## Short problem
Produce nothing but an exact copy of the lines from the one containing "Emit a Python" through the one containing "ax = fig.add_axes([0.0874, 0.0592, 0.8991, 0.9219])", and do not carry over pictures.
>> START
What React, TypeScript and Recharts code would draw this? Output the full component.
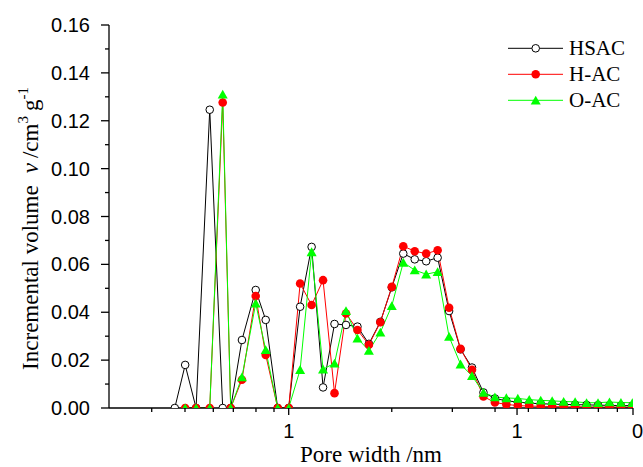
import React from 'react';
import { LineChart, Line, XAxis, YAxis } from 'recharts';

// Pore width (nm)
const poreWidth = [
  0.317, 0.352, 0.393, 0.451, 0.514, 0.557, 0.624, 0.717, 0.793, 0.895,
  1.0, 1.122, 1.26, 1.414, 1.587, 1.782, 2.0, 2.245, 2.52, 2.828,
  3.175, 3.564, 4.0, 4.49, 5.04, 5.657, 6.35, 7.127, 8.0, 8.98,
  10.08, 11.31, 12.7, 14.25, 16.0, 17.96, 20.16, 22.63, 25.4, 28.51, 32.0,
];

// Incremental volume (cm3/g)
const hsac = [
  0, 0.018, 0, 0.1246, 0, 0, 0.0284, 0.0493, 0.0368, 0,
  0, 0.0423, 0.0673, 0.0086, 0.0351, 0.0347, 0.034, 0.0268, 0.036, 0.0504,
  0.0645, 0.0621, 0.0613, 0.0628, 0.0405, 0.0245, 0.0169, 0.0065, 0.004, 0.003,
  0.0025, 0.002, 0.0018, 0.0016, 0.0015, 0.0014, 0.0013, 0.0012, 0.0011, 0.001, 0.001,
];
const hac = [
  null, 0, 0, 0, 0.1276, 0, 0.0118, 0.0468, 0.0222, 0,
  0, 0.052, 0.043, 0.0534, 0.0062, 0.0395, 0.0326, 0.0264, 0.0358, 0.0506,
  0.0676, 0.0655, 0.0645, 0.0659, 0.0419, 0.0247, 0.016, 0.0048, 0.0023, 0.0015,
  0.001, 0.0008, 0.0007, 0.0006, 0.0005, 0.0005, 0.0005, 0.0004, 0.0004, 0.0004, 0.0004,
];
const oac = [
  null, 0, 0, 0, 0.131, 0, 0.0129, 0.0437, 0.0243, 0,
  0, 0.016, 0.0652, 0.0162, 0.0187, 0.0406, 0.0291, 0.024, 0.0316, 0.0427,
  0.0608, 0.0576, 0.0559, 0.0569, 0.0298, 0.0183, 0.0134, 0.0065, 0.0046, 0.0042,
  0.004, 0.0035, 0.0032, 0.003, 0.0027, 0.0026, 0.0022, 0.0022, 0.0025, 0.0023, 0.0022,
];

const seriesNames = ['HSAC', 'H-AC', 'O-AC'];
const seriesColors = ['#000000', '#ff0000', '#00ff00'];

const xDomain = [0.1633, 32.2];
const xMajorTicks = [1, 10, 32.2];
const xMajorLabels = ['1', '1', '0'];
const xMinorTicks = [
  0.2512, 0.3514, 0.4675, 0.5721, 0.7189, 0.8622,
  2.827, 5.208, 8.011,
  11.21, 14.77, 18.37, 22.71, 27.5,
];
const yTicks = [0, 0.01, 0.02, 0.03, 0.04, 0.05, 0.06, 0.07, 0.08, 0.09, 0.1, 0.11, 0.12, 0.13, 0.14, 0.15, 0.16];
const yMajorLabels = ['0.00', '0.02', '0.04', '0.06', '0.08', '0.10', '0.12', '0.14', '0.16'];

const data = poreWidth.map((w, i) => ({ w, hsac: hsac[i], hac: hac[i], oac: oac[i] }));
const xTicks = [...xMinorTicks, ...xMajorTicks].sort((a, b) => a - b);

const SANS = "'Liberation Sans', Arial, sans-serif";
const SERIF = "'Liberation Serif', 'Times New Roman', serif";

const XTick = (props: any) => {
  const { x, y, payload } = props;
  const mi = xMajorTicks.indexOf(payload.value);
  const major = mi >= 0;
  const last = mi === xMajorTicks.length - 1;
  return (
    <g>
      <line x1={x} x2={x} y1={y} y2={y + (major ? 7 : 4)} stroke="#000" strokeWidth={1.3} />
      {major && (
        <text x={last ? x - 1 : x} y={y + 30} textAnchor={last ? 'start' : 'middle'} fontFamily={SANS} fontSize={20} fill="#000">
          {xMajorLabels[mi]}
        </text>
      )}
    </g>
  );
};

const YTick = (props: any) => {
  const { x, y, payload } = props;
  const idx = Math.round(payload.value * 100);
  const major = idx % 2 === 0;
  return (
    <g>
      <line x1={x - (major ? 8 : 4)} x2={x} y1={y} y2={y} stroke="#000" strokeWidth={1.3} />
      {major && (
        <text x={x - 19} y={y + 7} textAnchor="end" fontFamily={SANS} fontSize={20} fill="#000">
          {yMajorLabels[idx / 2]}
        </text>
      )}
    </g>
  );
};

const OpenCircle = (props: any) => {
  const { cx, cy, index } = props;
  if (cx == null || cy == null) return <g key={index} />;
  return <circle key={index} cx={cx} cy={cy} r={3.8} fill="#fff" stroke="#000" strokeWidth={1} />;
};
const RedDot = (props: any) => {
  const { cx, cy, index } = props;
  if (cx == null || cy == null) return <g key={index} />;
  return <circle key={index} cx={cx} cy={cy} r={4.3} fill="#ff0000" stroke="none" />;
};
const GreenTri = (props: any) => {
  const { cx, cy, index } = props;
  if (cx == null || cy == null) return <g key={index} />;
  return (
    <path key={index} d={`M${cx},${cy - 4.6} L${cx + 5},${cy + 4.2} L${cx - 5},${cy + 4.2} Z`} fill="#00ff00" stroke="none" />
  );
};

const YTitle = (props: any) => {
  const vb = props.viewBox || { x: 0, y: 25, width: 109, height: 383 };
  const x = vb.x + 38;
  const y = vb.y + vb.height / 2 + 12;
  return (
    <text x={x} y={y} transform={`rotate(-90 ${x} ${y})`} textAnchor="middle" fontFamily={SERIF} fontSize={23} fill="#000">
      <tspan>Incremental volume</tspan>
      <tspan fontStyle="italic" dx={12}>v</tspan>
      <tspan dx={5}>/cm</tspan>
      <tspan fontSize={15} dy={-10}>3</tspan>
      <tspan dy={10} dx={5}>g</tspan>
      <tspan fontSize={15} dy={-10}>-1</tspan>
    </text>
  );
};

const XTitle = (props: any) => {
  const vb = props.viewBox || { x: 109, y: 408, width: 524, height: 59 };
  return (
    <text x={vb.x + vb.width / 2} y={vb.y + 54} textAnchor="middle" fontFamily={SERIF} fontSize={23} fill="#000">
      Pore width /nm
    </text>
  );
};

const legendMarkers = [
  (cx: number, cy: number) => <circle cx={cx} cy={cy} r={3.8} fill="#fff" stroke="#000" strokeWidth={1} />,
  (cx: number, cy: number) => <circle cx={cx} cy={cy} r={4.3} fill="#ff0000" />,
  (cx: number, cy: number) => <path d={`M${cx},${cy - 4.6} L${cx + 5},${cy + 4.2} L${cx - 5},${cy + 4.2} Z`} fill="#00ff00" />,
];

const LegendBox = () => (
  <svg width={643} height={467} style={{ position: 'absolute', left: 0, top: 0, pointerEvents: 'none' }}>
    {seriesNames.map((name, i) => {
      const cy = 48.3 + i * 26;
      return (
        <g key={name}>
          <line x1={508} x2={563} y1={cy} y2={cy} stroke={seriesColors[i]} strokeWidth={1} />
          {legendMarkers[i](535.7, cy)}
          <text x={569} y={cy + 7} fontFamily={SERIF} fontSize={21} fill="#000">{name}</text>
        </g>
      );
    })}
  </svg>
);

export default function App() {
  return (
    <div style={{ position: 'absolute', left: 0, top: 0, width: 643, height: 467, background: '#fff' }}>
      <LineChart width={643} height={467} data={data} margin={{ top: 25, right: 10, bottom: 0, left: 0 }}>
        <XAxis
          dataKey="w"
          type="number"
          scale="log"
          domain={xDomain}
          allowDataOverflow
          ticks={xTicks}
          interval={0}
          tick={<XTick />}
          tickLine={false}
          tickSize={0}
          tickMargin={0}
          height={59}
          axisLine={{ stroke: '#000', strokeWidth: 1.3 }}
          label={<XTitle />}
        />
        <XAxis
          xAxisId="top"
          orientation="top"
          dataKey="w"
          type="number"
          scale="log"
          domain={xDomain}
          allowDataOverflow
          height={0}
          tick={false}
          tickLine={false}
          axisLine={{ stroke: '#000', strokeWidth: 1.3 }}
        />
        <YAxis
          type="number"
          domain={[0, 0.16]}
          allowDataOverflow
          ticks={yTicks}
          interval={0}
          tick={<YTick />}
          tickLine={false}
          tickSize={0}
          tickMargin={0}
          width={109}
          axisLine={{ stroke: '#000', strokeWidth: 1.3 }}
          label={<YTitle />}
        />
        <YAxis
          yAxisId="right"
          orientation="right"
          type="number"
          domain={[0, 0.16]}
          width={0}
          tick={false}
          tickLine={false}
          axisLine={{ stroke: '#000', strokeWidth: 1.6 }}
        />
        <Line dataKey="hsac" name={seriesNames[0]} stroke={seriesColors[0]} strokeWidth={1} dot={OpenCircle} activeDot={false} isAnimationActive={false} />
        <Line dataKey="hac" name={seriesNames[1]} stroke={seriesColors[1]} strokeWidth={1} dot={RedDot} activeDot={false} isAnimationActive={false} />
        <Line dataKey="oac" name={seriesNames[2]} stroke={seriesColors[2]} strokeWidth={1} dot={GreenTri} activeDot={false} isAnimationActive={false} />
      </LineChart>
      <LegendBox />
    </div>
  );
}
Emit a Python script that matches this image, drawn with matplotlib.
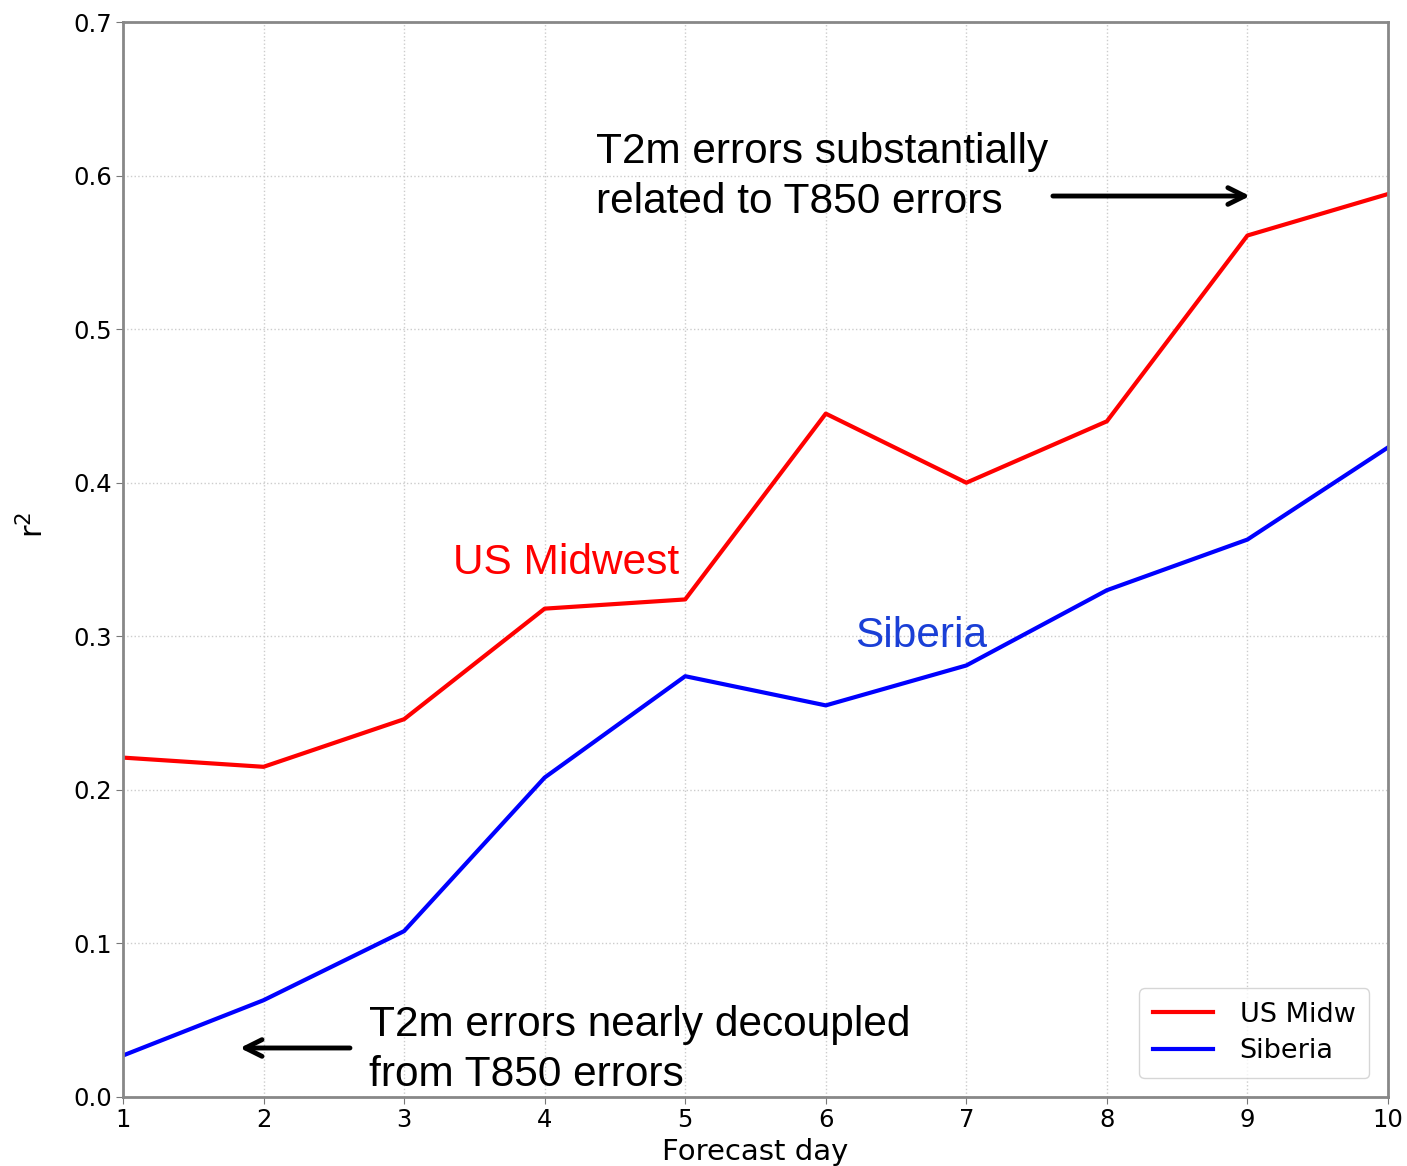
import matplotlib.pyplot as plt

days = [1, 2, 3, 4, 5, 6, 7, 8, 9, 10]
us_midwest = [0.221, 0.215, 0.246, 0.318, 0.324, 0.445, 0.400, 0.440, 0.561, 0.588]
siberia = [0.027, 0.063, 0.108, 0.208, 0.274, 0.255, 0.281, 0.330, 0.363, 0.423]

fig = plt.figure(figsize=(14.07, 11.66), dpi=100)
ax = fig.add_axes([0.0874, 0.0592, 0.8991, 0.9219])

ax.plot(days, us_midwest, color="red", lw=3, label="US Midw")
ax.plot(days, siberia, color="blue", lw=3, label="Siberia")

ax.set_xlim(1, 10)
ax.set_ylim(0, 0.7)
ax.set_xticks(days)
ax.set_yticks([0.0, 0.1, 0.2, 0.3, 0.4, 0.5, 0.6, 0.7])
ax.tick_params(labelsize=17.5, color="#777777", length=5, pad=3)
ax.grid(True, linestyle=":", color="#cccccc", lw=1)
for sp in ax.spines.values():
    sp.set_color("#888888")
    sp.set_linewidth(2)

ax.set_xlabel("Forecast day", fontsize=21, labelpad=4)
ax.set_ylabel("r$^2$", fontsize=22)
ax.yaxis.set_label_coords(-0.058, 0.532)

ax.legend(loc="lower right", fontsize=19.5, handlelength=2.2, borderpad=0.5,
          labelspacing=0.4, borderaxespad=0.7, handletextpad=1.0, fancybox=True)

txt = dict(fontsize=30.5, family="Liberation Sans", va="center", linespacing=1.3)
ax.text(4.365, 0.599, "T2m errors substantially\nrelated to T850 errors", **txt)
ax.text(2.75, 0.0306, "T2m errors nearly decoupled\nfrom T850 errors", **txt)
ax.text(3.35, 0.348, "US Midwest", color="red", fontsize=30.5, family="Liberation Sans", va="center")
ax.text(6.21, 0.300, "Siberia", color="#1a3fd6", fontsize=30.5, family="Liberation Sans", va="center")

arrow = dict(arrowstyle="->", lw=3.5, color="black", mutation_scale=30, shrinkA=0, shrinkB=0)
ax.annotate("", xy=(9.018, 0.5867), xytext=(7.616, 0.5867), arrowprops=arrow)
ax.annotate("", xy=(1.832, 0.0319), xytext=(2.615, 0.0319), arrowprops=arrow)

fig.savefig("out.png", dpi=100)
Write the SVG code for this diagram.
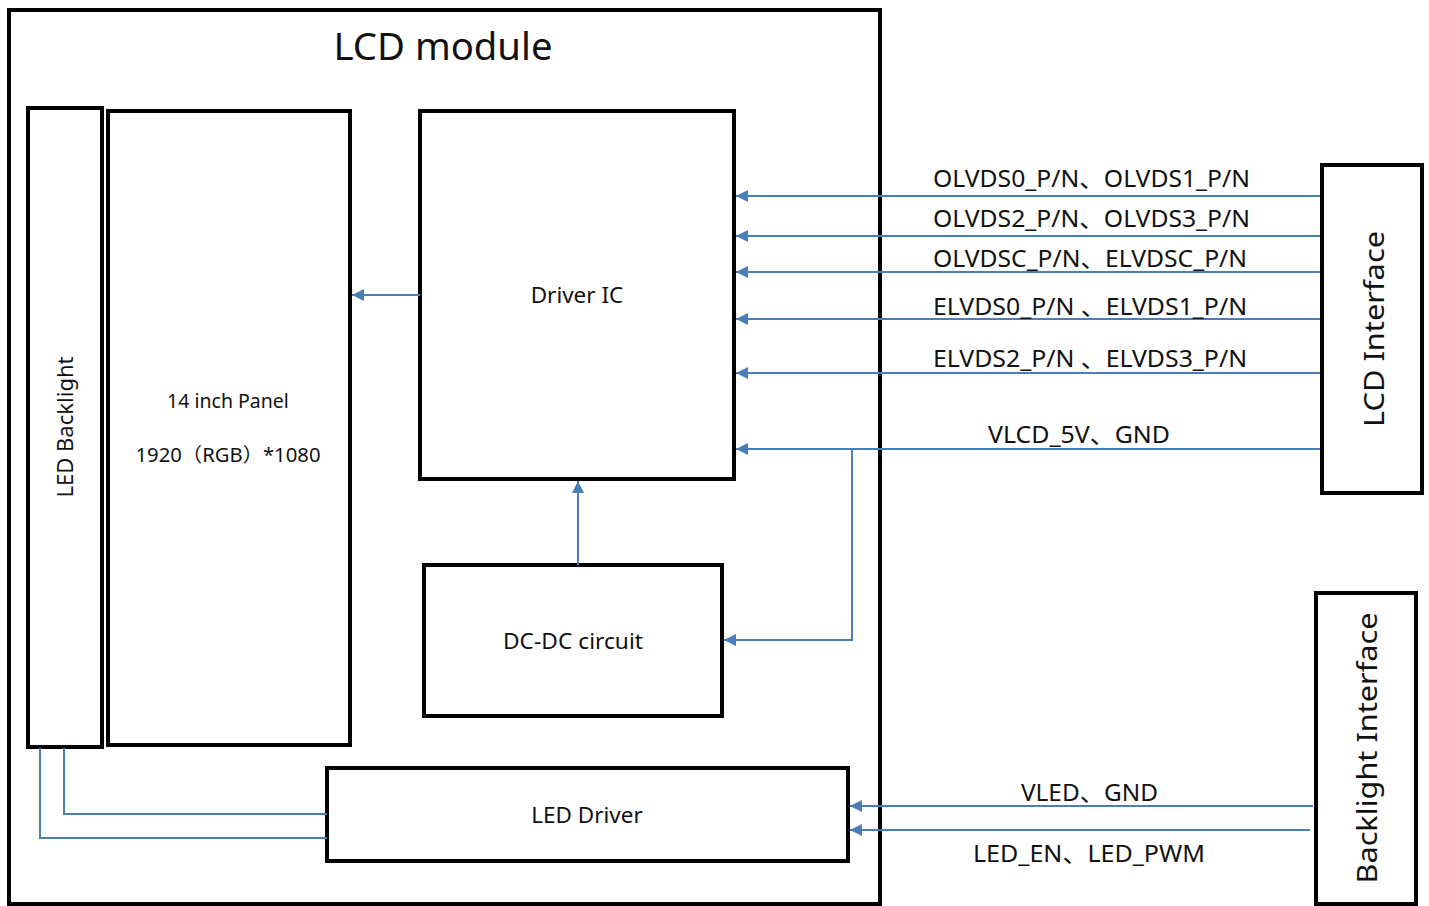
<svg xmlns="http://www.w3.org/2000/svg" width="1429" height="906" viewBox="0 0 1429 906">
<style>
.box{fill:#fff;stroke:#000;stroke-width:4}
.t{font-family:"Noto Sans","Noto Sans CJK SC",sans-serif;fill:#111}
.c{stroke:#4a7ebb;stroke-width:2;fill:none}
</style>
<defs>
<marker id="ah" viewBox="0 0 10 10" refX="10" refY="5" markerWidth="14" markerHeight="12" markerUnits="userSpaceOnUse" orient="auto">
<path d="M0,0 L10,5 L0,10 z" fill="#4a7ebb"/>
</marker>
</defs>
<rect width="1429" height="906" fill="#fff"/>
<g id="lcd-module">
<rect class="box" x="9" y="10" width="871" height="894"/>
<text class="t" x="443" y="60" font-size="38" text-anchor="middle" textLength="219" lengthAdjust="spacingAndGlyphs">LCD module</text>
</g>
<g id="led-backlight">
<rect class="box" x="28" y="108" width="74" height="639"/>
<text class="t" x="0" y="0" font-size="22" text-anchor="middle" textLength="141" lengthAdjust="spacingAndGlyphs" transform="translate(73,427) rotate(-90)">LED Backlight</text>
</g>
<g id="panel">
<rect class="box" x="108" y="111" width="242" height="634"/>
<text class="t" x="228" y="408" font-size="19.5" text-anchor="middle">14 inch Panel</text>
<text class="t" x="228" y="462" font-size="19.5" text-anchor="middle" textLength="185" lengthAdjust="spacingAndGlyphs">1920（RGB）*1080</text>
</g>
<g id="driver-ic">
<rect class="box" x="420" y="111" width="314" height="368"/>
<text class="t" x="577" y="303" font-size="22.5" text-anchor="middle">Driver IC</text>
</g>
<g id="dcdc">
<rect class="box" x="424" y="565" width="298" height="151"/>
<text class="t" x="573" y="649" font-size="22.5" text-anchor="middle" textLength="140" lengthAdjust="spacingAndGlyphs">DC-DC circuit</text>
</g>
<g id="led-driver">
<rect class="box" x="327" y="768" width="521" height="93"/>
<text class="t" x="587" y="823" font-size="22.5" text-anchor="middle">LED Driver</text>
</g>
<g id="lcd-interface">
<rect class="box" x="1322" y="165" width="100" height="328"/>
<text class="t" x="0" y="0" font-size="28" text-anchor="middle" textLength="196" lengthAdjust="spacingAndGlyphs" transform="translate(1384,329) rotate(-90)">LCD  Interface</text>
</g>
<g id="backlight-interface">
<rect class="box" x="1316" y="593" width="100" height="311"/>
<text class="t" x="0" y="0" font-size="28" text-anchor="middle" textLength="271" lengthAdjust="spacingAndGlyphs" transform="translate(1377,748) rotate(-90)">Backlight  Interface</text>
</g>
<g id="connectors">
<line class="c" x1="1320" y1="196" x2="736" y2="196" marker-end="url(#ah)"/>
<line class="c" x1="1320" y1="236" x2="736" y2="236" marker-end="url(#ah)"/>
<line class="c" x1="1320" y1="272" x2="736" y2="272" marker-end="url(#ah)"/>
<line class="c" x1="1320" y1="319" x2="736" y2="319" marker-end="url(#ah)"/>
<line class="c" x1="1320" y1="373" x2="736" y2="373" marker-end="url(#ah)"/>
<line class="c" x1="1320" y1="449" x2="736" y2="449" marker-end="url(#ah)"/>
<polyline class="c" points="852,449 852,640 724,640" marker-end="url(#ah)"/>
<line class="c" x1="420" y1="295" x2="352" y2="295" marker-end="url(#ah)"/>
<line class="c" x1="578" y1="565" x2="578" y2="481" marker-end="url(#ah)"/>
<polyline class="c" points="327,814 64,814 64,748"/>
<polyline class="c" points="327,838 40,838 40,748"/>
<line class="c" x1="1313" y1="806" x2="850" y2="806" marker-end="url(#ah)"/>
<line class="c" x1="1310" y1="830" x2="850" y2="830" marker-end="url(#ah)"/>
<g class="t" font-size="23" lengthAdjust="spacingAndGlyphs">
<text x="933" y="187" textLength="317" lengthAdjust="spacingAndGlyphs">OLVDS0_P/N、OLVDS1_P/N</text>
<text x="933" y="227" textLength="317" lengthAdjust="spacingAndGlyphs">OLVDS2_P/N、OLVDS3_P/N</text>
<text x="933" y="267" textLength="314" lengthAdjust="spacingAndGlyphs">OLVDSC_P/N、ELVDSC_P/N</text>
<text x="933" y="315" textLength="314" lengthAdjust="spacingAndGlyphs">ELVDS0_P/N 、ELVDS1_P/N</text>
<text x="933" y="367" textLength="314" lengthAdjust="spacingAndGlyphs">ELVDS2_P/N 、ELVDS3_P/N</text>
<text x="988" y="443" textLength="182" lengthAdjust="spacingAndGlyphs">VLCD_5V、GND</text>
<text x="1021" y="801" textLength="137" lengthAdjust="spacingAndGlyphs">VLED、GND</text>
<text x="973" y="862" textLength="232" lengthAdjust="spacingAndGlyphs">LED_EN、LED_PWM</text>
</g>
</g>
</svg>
>> END
## Response to the task
Emit a Python script that matches this image, drawn with matplotlib.
import matplotlib.pyplot as plt

days = [1, 2, 3, 4, 5, 6, 7, 8, 9, 10]
us_midwest = [0.221, 0.215, 0.246, 0.318, 0.324, 0.445, 0.400, 0.440, 0.561, 0.588]
siberia = [0.027, 0.063, 0.108, 0.208, 0.274, 0.255, 0.281, 0.330, 0.363, 0.423]

fig = plt.figure(figsize=(14.07, 11.66), dpi=100)
ax = fig.add_axes([0.0874, 0.0592, 0.8991, 0.9219])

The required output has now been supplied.